## GIVEN TASK:
Print nothing but the lines from the start of the listing below through the line that contains "plt.rcParams['font.family'] = ['Liberation". Do not include the pictures.

--- START OF MATERIAL ---

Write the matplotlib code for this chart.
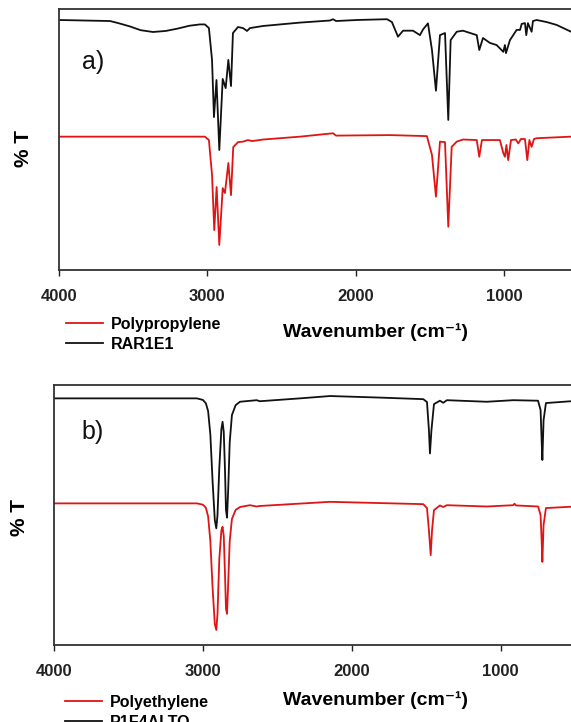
import matplotlib
matplotlib.use("Agg")
import matplotlib.pyplot as plt
from matplotlib.lines import Line2D

plt.rcParams['font.family'] = ['Liberation Sans', 'DejaVu Sans']

# FTIR spectra, wavenumber (cm-1) vs. %T (arbitrary offset scale)
# a) RAR1E1 vs polypropylene reference
rar_wn = [4000, 3656, 3600, 3520, 3450, 3366, 3280, 3200, 3120, 3050, 3016, 2989,
          2968, 2955, 2938, 2919, 2896, 2876, 2858, 2840, 2827, 2793, 2759, 2732,
          2712, 2624, 2375, 2173, 2152, 2132, 1991, 1788, 1755, 1714, 1680, 1613,
          1566, 1545, 1512, 1485, 1458, 1431, 1397, 1375, 1359, 1318, 1276, 1183,
          1166, 1141, 1094, 1049, 1004, 993, 986, 959, 914, 891, 880, 858, 849,
          838, 813, 804, 779, 711, 644, 547, 400]
rar_t = [95.8, 95.4, 94.6, 93.3, 91.9, 91.2, 91.6, 92.5, 93.6, 94.1, 94.1, 92.7,
         80.5, 58.6, 72.8, 46.0, 73.2, 69.7, 80.5, 70.5, 90.8, 93.1, 92.7, 91.6,
         92.7, 93.5, 94.8, 95.6, 96.1, 95.4, 95.8, 96.1, 95.0, 89.4, 91.7, 91.7,
         90.0, 92.2, 94.5, 84.3, 68.7, 90.0, 90.8, 57.5, 88.1, 91.3, 91.7, 90.0,
         84.3, 88.9, 87.0, 86.2, 83.6, 86.2, 83.1, 88.1, 92.0, 92.0, 94.3, 94.6,
         90.0, 94.6, 91.3, 95.4, 95.8, 95.0, 93.9, 91.3, 88.0]

pp_wn = [4000, 3016, 2989, 2968, 2953, 2937, 2919, 2896, 2881, 2858, 2840, 2825,
         2793, 2759, 2726, 2699, 2624, 2375, 2152, 2132, 1768, 1519, 1485, 1458,
         1431, 1397, 1375, 1352, 1318, 1276, 1183, 1166, 1148, 1027, 1004, 993,
         983, 971, 952, 919, 903, 885, 858, 842, 828, 813, 797, 779, 547, 400]
pp_t = [51.1, 51.1, 49.8, 36.4, 15.3, 31.8, 9.6, 31.4, 29.5, 41.0, 28.7, 47.1,
        49.0, 49.2, 49.8, 49.4, 50.0, 51.1, 52.4, 51.5, 51.7, 51.3, 44.1, 28.1,
        49.2, 49.0, 16.6, 47.2, 49.2, 50.0, 49.8, 43.4, 49.8, 49.8, 44.8, 43.4,
        47.9, 42.1, 49.8, 50.0, 48.5, 50.2, 50.2, 42.1, 49.8, 47.2, 50.2, 50.5,
        51.1, 51.1]

# b) P1F4ALTO vs polyethylene reference
p1f_wn = [4000, 3040, 3000, 2980, 2965, 2950, 2935, 2920, 2910, 2902, 2890, 2876,
          2868, 2860, 2852, 2845, 2838, 2830, 2820, 2805, 2780, 2751, 2639, 2617,
          2348, 2146, 1811, 1520, 1495, 1482, 1475, 1465, 1448, 1408, 1386, 1361,
          1094, 915, 749, 732, 725, 720, 712, 696, 528, 400]
p1f_t = [94.9, 94.9, 94.3, 93.0, 90.0, 81.0, 63.0, 48.0, 44.9, 50.0, 68.0, 83.0,
         85.9, 82.0, 68.0, 52.0, 49.0, 60.0, 78.0, 88.5, 92.3, 93.6, 94.2, 93.8,
         94.9, 95.8, 95.2, 94.6, 93.5, 82.7, 73.7, 82.7, 92.7, 94.0, 93.2, 94.2,
         93.6, 94.2, 94.0, 90.4, 78.8, 71.2, 86.5, 93.1, 93.8, 93.8]

pe_wn = [4000, 3040, 3000, 2980, 2965, 2950, 2935, 2920, 2910, 2902, 2890, 2876,
         2868, 2860, 2852, 2845, 2838, 2830, 2820, 2805, 2780, 2751, 2684, 2639,
         2617, 2146, 1520, 1495, 1482, 1470, 1461, 1448, 1408, 1386, 1361, 1094,
         915, 907, 897, 749, 732, 725, 720, 712, 696, 528, 400]
pe_t = [54.5, 54.5, 54.0, 52.8, 49.5, 40.0, 22.0, 8.0, 5.8, 12.0, 33.0, 44.0,
        45.5, 42.0, 28.0, 14.0, 12.0, 24.0, 40.0, 48.5, 52.0, 53.1, 53.8, 53.3,
        53.5, 55.1, 54.2, 52.7, 44.2, 34.6, 44.2, 51.9, 53.7, 53.1, 53.8, 53.3,
        53.8, 54.4, 53.7, 53.3, 50.0, 40.4, 32.0, 46.2, 52.7, 53.2, 53.2]

ticks = [4000, 3000, 2000, 1000]
tick_labels = ['4000', '3000', '2000', '1000']

RED = '#e01414'
BLACK = '#111111'

fig = plt.figure(figsize=(5.71, 7.22), dpi=100)

panels = [
    # axes rect, sample, reference, tag, tag position, legend names,
    # legend x/y, x label y, y label x/y
    ([0.1033, 0.626, 0.935, 0.3615], (rar_wn, rar_t), (pp_wn, pp_t),
     'a)', (0.043, 0.797), 'Polypropylene', 'RAR1E1', 0.1156, 0.561,
     1 - 332 / 722, (0.042, 0.467)),
    ([0.0946, 0.1066, 0.9387, 0.360], (p1f_wn, p1f_t), (pe_wn, pe_t),
     'b)', (0.052, 0.82), 'Polyethylene', 'P1F4ALTO', 0.1138, 0.0375,
     1 - 700 / 722, (0.035, 0.49)),
]

for (rect, sample, ref, tag, tag_xy, ref_name, sample_name,
     leg_x, leg_y, xlab_y, ylab) in panels:
    ax = fig.add_axes(rect)
    ax.plot(sample[0], sample[1], color=BLACK, lw=1.3)
    ax.plot(ref[0], ref[1], color=RED, lw=1.3)
    ax.set_xlim(4000, 400)
    ax.set_ylim(0, 100)
    ax.set_xticks(ticks, tick_labels, fontweight='bold', fontsize=12)
    ax.set_yticks([])
    ax.tick_params(axis='x', direction='out', length=4, width=1, pad=10,
                   colors='#222222')
    for side in ax.spines.values():
        side.set_color('#333333')
        side.set_linewidth(1.3)
    ax.text(tag_xy[0], tag_xy[1], tag, transform=ax.transAxes, fontsize=18,
            ha='left', va='center', color='#111111')

    # y label and x label placed on the figure
    fig.text(ylab[0], rect[1] + rect[3] * ylab[1], '% T', rotation=90,
             fontsize=15, fontweight='bold', ha='center', va='center')
    fig.text(0.657, xlab_y, 'Wavenumber (cm\u207b\u00b9)', fontsize=14,
             fontweight='bold', ha='center', va='center')

    handles = [Line2D([], [], color=RED, lw=1.3),
               Line2D([], [], color=BLACK, lw=1.3)]
    fig.legend(handles, [ref_name, sample_name], loc='upper left',
               bbox_to_anchor=(leg_x, leg_y), frameon=False, borderpad=0,
               borderaxespad=0, handlelength=2.3, handletextpad=0.5,
               labelspacing=0.3, prop={'size': 11.5, 'weight': 'bold'})

fig.savefig('out.png', dpi=100)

--- END OF MATERIAL ---

## RESULT OF THIS EXERCISE:
Write the matplotlib code for this chart.
import matplotlib
matplotlib.use("Agg")
import matplotlib.pyplot as plt
from matplotlib.lines import Line2D

plt.rcParams['font.family'] = ['Liberation Sans', 'DejaVu Sans']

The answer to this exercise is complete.